Как было его жалко и как в то же время занятно было на него смотреть, когда он, попав в самую гущу толпы восставших против трех толстяков, сетовал на то, что у него кто-то нечаянно сбил с носа очки, а без очков он не может наблюдать события!
С каким истинно чеховским тактом, с каким опять-таки чеховским сокровенным лиризмом стал играть Яншин уже в пору своей полной артистической зрелости Вафлю из «Дяди Вани»!

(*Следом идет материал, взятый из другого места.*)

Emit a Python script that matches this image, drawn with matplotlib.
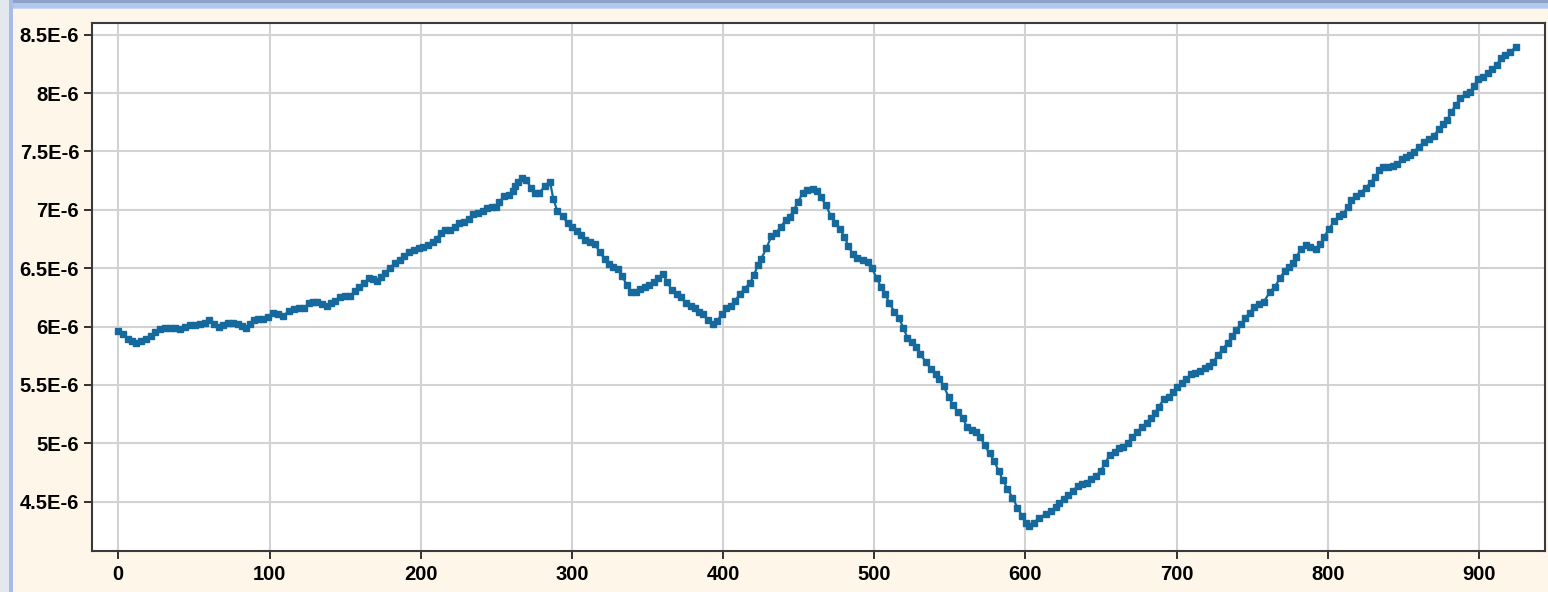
import numpy as np
import matplotlib
matplotlib.use("Agg")
import matplotlib.pyplot as plt
from matplotlib.patches import Rectangle
from matplotlib.ticker import FuncFormatter

# sample index and measured signal (in units of 1E-6)
sample_x = [
    0, 3.3, 6.6, 9.3, 11.7, 14.8, 18.1, 21.4, 24.5, 27.6, 30.9, 34.2, 37.5, 40.8, 44.1,
    47.4, 50.7, 54, 57.3, 59.9, 63.2, 66.5, 69.4, 72.7, 76, 79.3, 82.1, 84.6, 87, 89.6,
    92.7, 95.8, 99.1, 102.4, 105.7, 109, 112.9, 116, 119.5, 122.8, 126.1, 129, 131.5,
    134.8, 138.1, 141, 143.6, 146.9,
    149.9, 153.2, 156.5, 159.4, 162.5, 165.6, 168.5, 171.3, 174.0, 176.6, 179.7, 183,
    186.3, 189.2, 192.3, 195.6, 198.7, 201.8, 205.1, 208, 210.6, 213.3, 216.4, 219.5,
    222.8, 225.6, 228.7, 231.8, 234.9, 237.9, 241, 243.7, 247, 249.6, 252.1, 255.1,
    258.2, 260.9, 262.4, 264.6, 266.8, 269.7, 272.8, 275.6, 278.5, 282.2, 285.5, 287.7,
    290.3, 293.9, 297.2,
    300.3, 303.4, 306.3, 308.5, 311.8, 315.1, 318.4, 321.7, 324.6, 327.2, 330.6, 333.2,
    336.5, 339.4, 342.7, 345.3, 348.2, 351.1, 354.2, 357, 360.4, 363, 365.9, 369.2,
    372.1, 375.4, 378.5, 381.3, 384.2, 386.8, 390.1, 393, 396.1, 399.4, 402.2, 404.9,
    407.7, 411, 414.3, 417.6, 420.3, 423.1, 425.3, 428.6, 431.9, 435.2, 438.1, 441.4,
    444, 446.7, 449.5,
    452.6, 455.2, 459.2, 461.9, 464.5, 468, 471.1, 474.2, 477.3, 480.2, 482.8, 485.7,
    488.8, 492.3, 495.6, 498.3, 501.6, 504.3, 507.1, 510, 513.3, 516.4, 519.3, 521.9,
    524.8, 527.7, 530.3, 534.1, 537.6, 540.5, 543.1, 545.8, 549.1, 552, 555.3, 558.6,
    561.2, 564.5, 567.4, 570, 572.9, 576.2, 579.3, 582.2, 585, 588.1, 591.4, 594.7,
    597.6, 600.2, 602,
    605.6, 608.9, 613.3, 616.6, 619.9, 622.1, 625.4, 628.3, 631.4, 634.7, 637.6, 640.5,
    643.6, 646.4, 649.7, 652.6, 655.7, 659, 661.8, 664.7, 667.8, 670.6, 673.9, 677.2,
    680.1, 682.7, 685.6, 688.2, 691.5, 694.8, 697.6, 700.3, 703.2, 706.3, 709.6, 712.4,
    715.7, 718.6, 721.2, 724.1, 727.4, 730.5, 733.8, 736.6, 739.3,
    742.3, 745.3, 748.4, 751.4, 754.5, 757.6,
    761.6, 764.9, 768.2, 771.5, 774.4, 776.6, 779.2, 782.1, 785.4, 788.5, 792, 795.1,
    797.6, 800.9, 804.2, 807.3, 810.1, 813.4, 815.6, 818.5, 821.6, 825.1, 828.2, 831.3,
    833.9, 836.5, 839.8, 843.1, 846, 849.1, 851.9, 854.6, 856.8, 860.3, 863.6, 866.9,
    870, 873.5, 876.1, 878.8, 881.6, 884.5, 887.6, 891.1, 894.2, 896.4, 899.3, 902.6,
    905.9, 908.7, 911.8, 914.3, 917.3, 920.6, 924.2,
]
signal_e6 = [
    5.964, 5.933, 5.895, 5.878, 5.861, 5.878, 5.895, 5.921, 5.953, 5.976, 5.985, 5.985,
    5.985, 5.98, 5.993, 6.01, 6.013, 6.02, 6.027, 6.053, 6.025, 5.996, 6.013, 6.027,
    6.027, 6.02, 6.004, 5.99, 6.02, 6.053, 6.067, 6.064, 6.084, 6.113, 6.11, 6.088,
    6.135, 6.148, 6.16, 6.16, 6.199, 6.21, 6.207, 6.19, 6.175, 6.199, 6.22, 6.25,
    6.26, 6.263, 6.303, 6.34, 6.369, 6.412, 6.408, 6.391, 6.425, 6.463, 6.503, 6.545,
    6.568, 6.603, 6.64, 6.654, 6.669, 6.682, 6.697, 6.725, 6.754, 6.802, 6.831, 6.831,
    6.853, 6.891, 6.896, 6.925, 6.962, 6.976, 6.988, 7.016, 7.02, 7.02, 7.067, 7.119,
    7.125, 7.162, 7.204, 7.239, 7.27, 7.257, 7.191, 7.148, 7.148, 7.204, 7.239, 7.096,
    6.99, 6.946, 6.884,
    6.855, 6.82, 6.784, 6.744, 6.726, 6.706, 6.64, 6.575, 6.54, 6.51, 6.49, 6.43,
    6.355, 6.30, 6.30, 6.325, 6.34, 6.355, 6.383, 6.42, 6.45, 6.383, 6.317, 6.283,
    6.254, 6.203, 6.175, 6.155, 6.126, 6.107, 6.056, 6.021, 6.05, 6.107, 6.161, 6.175,
    6.218, 6.275, 6.326, 6.369, 6.44, 6.526, 6.583, 6.669, 6.774, 6.802, 6.854, 6.911,
    6.94, 6.997, 7.068,
    7.14, 7.167, 7.181, 7.158, 7.11, 7.04, 6.95, 6.884, 6.834, 6.77, 6.693, 6.622,
    6.59, 6.57, 6.55, 6.505, 6.414, 6.342, 6.28, 6.20, 6.128, 6.071, 5.986, 5.905,
    5.871, 5.828, 5.762, 5.699, 5.634, 5.591, 5.55, 5.493, 5.399, 5.328, 5.265, 5.214,
    5.142, 5.114, 5.099, 5.057, 4.986, 4.914, 4.849, 4.763, 4.686, 4.609, 4.535, 4.449,
    4.381, 4.315, 4.295,
    4.321, 4.358, 4.395, 4.42, 4.452, 4.486, 4.521, 4.557, 4.594, 4.637, 4.651, 4.662,
    4.691, 4.72, 4.762, 4.828, 4.899, 4.928, 4.957, 4.966, 5.005, 5.051, 5.099, 5.142,
    5.176, 5.214, 5.257, 5.313, 5.379, 5.399, 5.442, 5.485, 5.514, 5.548, 5.591, 5.605,
    5.62, 5.643, 5.662, 5.699, 5.756, 5.808, 5.861, 5.918, 5.97,
    6.02, 6.07, 6.12, 6.17, 6.19, 6.21,
    6.297, 6.34, 6.412, 6.478, 6.506, 6.545, 6.597, 6.662, 6.697, 6.682, 6.662, 6.705,
    6.768, 6.84, 6.902, 6.945, 6.968, 7.025, 7.083, 7.117, 7.146, 7.189, 7.231, 7.283,
    7.34, 7.363, 7.363, 7.377, 7.39, 7.432, 7.455, 7.469, 7.497, 7.54, 7.583, 7.606,
    7.635, 7.69, 7.732, 7.769, 7.835, 7.898, 7.955, 7.992, 8.006, 8.06, 8.117, 8.14,
    8.169, 8.203, 8.24, 8.298, 8.326, 8.349, 8.397,
]
x_ticks = [0, 100, 200, 300, 400, 500, 600, 700, 800, 900]
y_ticks_e6 = [4.5, 5.0, 5.5, 6.0, 6.5, 7.0, 7.5, 8.0, 8.5]

plt.rcParams["font.family"] = ["Liberation Sans", "DejaVu Sans"]
plt.rcParams["font.weight"] = "bold"

W, H = 1548, 592
fig = plt.figure(figsize=(W / 100, H / 100), dpi=100, facecolor="#FEF6E8")

# window frame: title strip along the top, border along the left
def px_rect(x0, y0, w, h, color):
    fig.add_artist(Rectangle((x0 / W, 1 - (y0 + h) / H), w / W, h / H,
                             transform=fig.transFigure, color=color, lw=0, zorder=0))

px_rect(0, 0, W, 8, "#B3C6EC")
px_rect(0, 0, W, 3, "#8DA2CB")
px_rect(0, 8, W, 1, "#C9D6EF")
px_rect(0, 0, 9, H, "#E3E7EE")
px_rect(9, 0, 4, H, "#A7BDE6")

ax = fig.add_axes([91.7 / W, 1 - 550.7 / H, (1545 - 91.7) / W, (550.7 - 22.7) / H])
ax.set_facecolor("white")
ax.plot(np.array(sample_x), np.array(signal_e6) * 1e-6, color="#16699C", lw=1.6,
        marker="s", ms=3.7, mec="#16699C", mfc="#16699C")

ax.set_xlim(-17.6, 943.6)
ax.set_ylim(4.08e-6, 8.603e-6)
ax.set_xticks(x_ticks)
ax.set_yticks(np.array(y_ticks_e6) * 1e-6)
ax.yaxis.set_major_formatter(FuncFormatter(lambda v, pos: f"{v * 1e6:g}E-6"))

ax.grid(True, color="#D2D2D2", lw=1.5)
ax.set_axisbelow(True)
for spine in ax.spines.values():
    spine.set_color("#3A3A3A")
    spine.set_linewidth(1.5)

ax.tick_params(axis="both", direction="out", length=5.5, width=1.3, color="#222222",
               labelsize=14.5, labelcolor="black")
ax.tick_params(axis="x", pad=5)
ax.tick_params(axis="y", pad=3.5)

fig.savefig("out.png", dpi=100, facecolor=fig.get_facecolor())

В четвертом действии, беседуя с няней, он вспоминал:
– Сегодня утром, Марина Тимофеевна, иду я деревней, а лавочник мне вслед: «Эй, ты, приживал!» И так мне горько стало!
Яншин произносил эти слова, никого не стараясь разжалобить, – просто они как бы сами собой выливались из его оскорбленной души. Да и с кем ему поделиться своей обидой, как не с няней? Он хоть и бывший помещик, а стал еще ниже ее по положению, с господами же он и не дерзнет об этом заговорить. Зрителю так хотелось утешить этого, в сущности, бесприютного старика, и такая ненависть просыпалась в нем к сытому, наверно, курносому, мордастому, разъевшемуся и обнаглевшему лавочнику, наверно, в жилетке и в рубашке на выпуск!
Яншин – Градобоев уступал Тарханову в бытовой характерности. Вместо тархановского любовного обыгрывания каждой фразы Островского мы слышали яншинскую скороговорку. Зато в последнем действии Тарханов тушевался, а Яншин расцветал. Опираясь на Островского, он показывал, что и в Градобоеве где-то глубоко-глубоко живет человек. Градобоев – Яншин был искренне рад, что ему удалось сделать доброе дело, он ликовал, он весь сиял от этой радости.
Когда Яншин – Маргаритов из «Поздней любви» обнаруживал пропажу документа, грозившую ему вторичной утратой чести, он не рвал на себе волосы, не вопиял, не безумствовал – он обычным своим голосом говорил, обращаясь к Дормедонту:
– Ты разбойник!.. Ты разбойник!.. Продали!
– Что вы так смотрите? Что вы так страшно на меня смотрите? – спрашивал Дормедонт.
От взгляда Яншина – Маргаритова страшно становилось не только Дормедонту, но и зрителям – такая в этом взгляде была сила отчаяния.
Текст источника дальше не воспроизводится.